Try putting a few of them in the warmest place you can- on top of the fridge, a closet, etc. In a week, chill one in the fridge overnight and check the carb level. Warmer temperatures will really help!
 
ok ok the weather is getting warmer out, so that will help. My only concern is that they were kept cold first the first week of bottling, so did I miss the chance to carbonate? Can you still get carbonation after the beer was initially kept in the cold?

And I primed with priming sugar from my true brew california common kit.




**Fermented in my bucket for 4 weeks. Then bottled. Been bottled for 2 weeks now and there is VERY little carb, barely any. So I brought them to a warmer place, just hope the inconsistency wont hurt it..
 
Thanks to the op for bringing up the subject of carbonation. I'd asked in another thread about the temp my bottles should be stored at having used Danstar Munich yeast to ferment.

Danstar suppposed to like cooler temps, ie low 60's for fermentation, and I did have a crazy wicked active fermentation! I wasn't sure if I should keep my freezer at the same low 60's for bottle conditioning. After a couple of days, my gut feeling was that carb happens at temps about 10* warmer than say.. 62*

So, I cranked up the thermostat and have had em' sitting in the dark at 72* for about 9 days now (first 2 days @ 62*) .... hoping to taste on this coming Saturday, after 14 days of being bottled.
 
Repeat after me, both of you- "Three weeks @ 70 Degrees, Three weeks @ 70 Degrees." Regardless of the yeast, regardless if it's ale or lager.

The answer is always....The 3 weeks at 70 degrees, that we recommend is the minimum time it takes for average gravity beers to carbonate and condition. Higher grav beers take longer.

Stouts and porters have taken me between 6 and 8 weeks to carb up..I have a 1.090 Belgian strong that took three months to carb up.

And just because a beer is carbed doesn't mean it still doesn't taste like a$$ and need more time for the off flavors to condition out. You have green beer.

Temp and gravity are the two factors that contribute to the time it takes to carb beer. But if a beer's not ready yet, or seems low carbed, and you added the right amount of sugar to it, then it's not stalled, it's just not time yet.

Everything you need to know about carbing and conditioning, can be found here Of Patience and Bottle Conditioning. With emphasis on the word, "patience." ;)

If a beer isn't carbed by "x number of weeks" you just have to give them more time. If you added your sugar, then the beer will carb up eventually, it's really a foolroof process. All beers will carb up eventually. A lot of new brewers think they have to "troubleshoot" a bottling issue, when there really is none, the beer knows how to carb itself. In fact if you run beersmiths carbing calculator, some lower grav beers don't even require additional sugar to reach their minimum level of carbonation. Just time.

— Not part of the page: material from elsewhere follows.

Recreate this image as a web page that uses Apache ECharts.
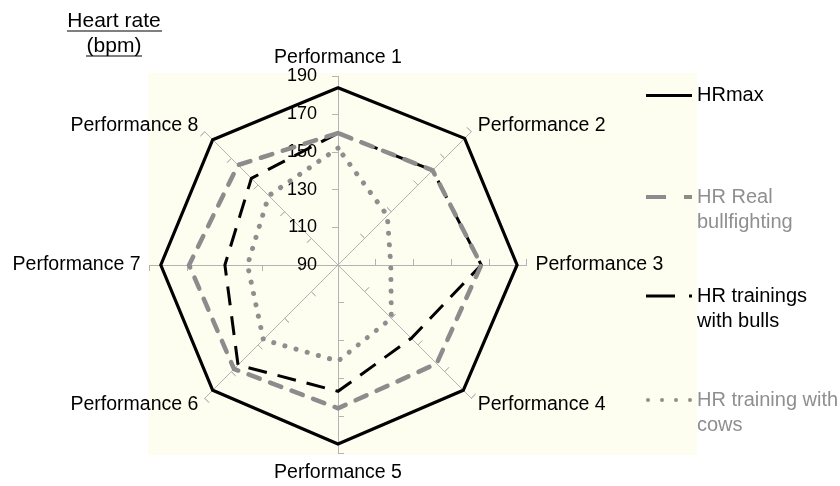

I've carbed hundreds of gallons of beer, and never had a beer that wasn't carbed, or under carbed or anything of the sort (Except for a batch where I accidently mixed up lactose or Maltodextrine for priming sugar). Some took awhile, (as I said up to six months) but they ALL eventually carbed.
 
repeated per your instruction, oh master :)

Thanks for the tips! Man, I love this brewing all grain stuff!